My not-that-supervising supervisor is away from Beijinjg for a few days, during which i've been trying to pimp myself out to any lawyer inside the firm. My pledges of perfect English, patience and a gentle touch remain untested. So i'm doing this at work again, whilst getting very exciting about seeing the Backstreet Boys next wednesday. That night promises to be the most spectacular two hours of pretending to be disinterested i have ever, or will ever, spend.

new events: backstreet boys tickets were thrown away, along with the remnants of our delivery macdonalds from the night before. one of the hotel 'Early Morning Room Boy' cleaners chucked them. sensible things like purchase insurance and paper trails don't exist in China so we've no hope. we're planning on turning up regardless, and taking the venue staff to our (empty) seats to try to let us in. two non-chinese-speaking young men describing the loss of tickets whilst inadvertently criticising the ridiculous ticket purchase arrangements? what could go wrong...

here you go mum!


















and i will not be seeing:

Monday 8 March 2010

before you criticise someone, you should walk a mile in their robe

the view from my window is typical of Beijing i think.

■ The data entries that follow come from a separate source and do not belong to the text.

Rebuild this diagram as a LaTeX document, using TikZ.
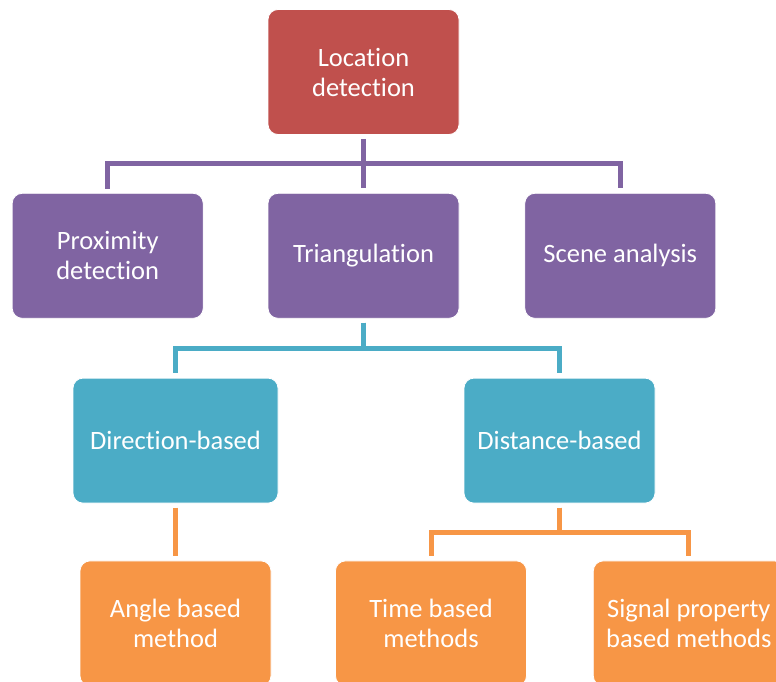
\documentclass[tikz,border=0pt]{standalone}
\usepackage{fontspec}
\setmainfont{Carlito}[Ligatures=NoCommon]
\usetikzlibrary{positioning}
\definecolor{locred}{HTML}{C0504D}
\definecolor{catpurple}{HTML}{8064A2}
\definecolor{apteal}{HTML}{4BACC6}
\definecolor{metorange}{HTML}{F79646}
\tikzstyle{box} = [rectangle, rounded corners=10pt, minimum width=191pt, minimum height=125pt, text centered, align=center, draw=white, line width=0.8pt, text=white, font=\fontsize{26.5}{30}\selectfont]
\tikzstyle{topic} = [box, fill=locred]
\tikzstyle{category} = [box, fill=catpurple]
\tikzstyle{approach} = [box, fill=apteal]
\tikzstyle{method} = [box, fill=metorange]
\tikzstyle{edge} = [line width=5pt, shorten <=4pt, shorten >=5pt]

\begin{document}
\begin{tikzpicture}[node distance=58pt]
\useasboundingbox (0,0) rectangle (776pt,-682pt);

\node (0) [topic] at (363.5pt,-72pt) {Location\\detection};
\node (1) [category, below=of 0] {Triangulation};
\node (2) [category, left=64pt of 1] {Proximity\\detection};
\node (3) [category, right=65pt of 1] {Scene analysis};
\node (4) [approach, minimum width=205pt, below=59pt of 1, xshift=-188pt] {Direction-based};
\node (5) [approach, below=59pt of 1, xshift=196pt] {Distance-based};
\node (6) [method, below=57pt of 4] {Angle based\\method};
\node (7) [method, below=57pt of 5, xshift=-128.5pt] {Time based\\methods};
\node (8) [method, right=66pt of 7] {Signal property\\based methods};

\draw [edge, catpurple] (0) -- (1);
\draw [edge, catpurple] (2.north) -- ++(0,29pt) -| (3.north);
\draw [edge, apteal] (1.south) -- ++(0,-29.5pt) -| (4.north);
\draw [edge, apteal] (1.south) -- ++(0,-29.5pt) -| (5.north);
\draw [edge, metorange] (4) -- (6);
\draw [edge, metorange] (5.south) -- ++(0,-28.5pt) -| (7.north);
\draw [edge, metorange] (5.south) -- ++(0,-28.5pt) -| (8.north);

\end{tikzpicture}
\end{document}
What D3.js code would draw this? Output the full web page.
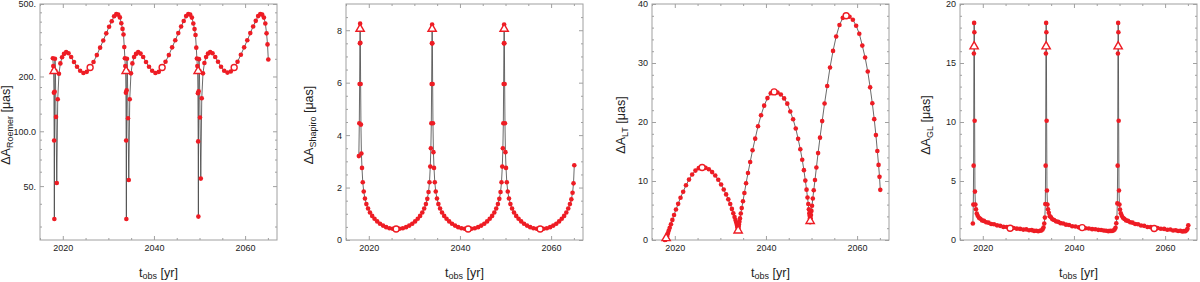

There are high-rise modern apartment blocks, a shiny green glass office tower and a building site that seems to have lay dormant for the last two weeks. but when i woke up this morning and looked out of the window, the ground was covered in snow! so the view was slightly less grey. it was only half an inch thick, but meant that a) all of the taxis were full, b) the subway was absolutely rammed and c) the OAP Slo-Mo Tai Chi Regiment were not on parade. not that they should be barrack-bound for long, no one does organised snow clearing like the chinese. brighton and hove council take note!

hit a bit of a dry patch this morning work-wise, so i'm actually writing this out sitting at my desk in between reading about boring chinese contract law and reading a local litter reduction unfortunately titled 'BRING BACK TRASH!'

it's been a few days since i last wrote and i've seen a bit more of beijing. i went to a networking event at peking university and spent two hours trying to explain my (apparently quite complicated) plans for the future to a hundred different prodigal law students. met a 17-year old girl in her second year of university, reading for TWO degrees at the same time. it was a bit like meeting an oracle or shaman. nevertheless, she was mighty impressed that i'd been in a Student Union (read: infighting events committee) and so i talked it up appropriately. gave out some business cards to try and get some guanxi. got none back.

we did a lot of sightseeing at the weekend, the highlight of which was probably buying a traditional robe and then wearing it to the supermarket. it looked like this:










we also went to Tian. Square but that was a bit of a disappointment. just a square really! went to the forbidden city (not a city, more a decorated wind tunnel) and it looked like this:











also we went to the summer palace which was amazing - a giant park with a huge man-made lake. this sounds normal enough, but in true Beijing seemingly-normal-but-at-the-last-moment-completely-insane style, the next clearing we walked in to was FULL OF DANCING OAPs! there were hundreds of them all bopping around to the sounds of a crooner standing at the front. it was casual enough so we joined in but, in response to some subsonic cue that we must have missed, the OAPs suddenly moved into a line formation and started to dance choreographed dance in unison. a sort of maccarena meets the Cha Cha slide. needless to say, suddenly feeling very sheepish, we floundered in the sea of nimble oldies for a few minutes before breaking ranks and shuffling awkwardly away. we were delayed for a few minutes by this man's advances:

but we made it back to the hotel in the end.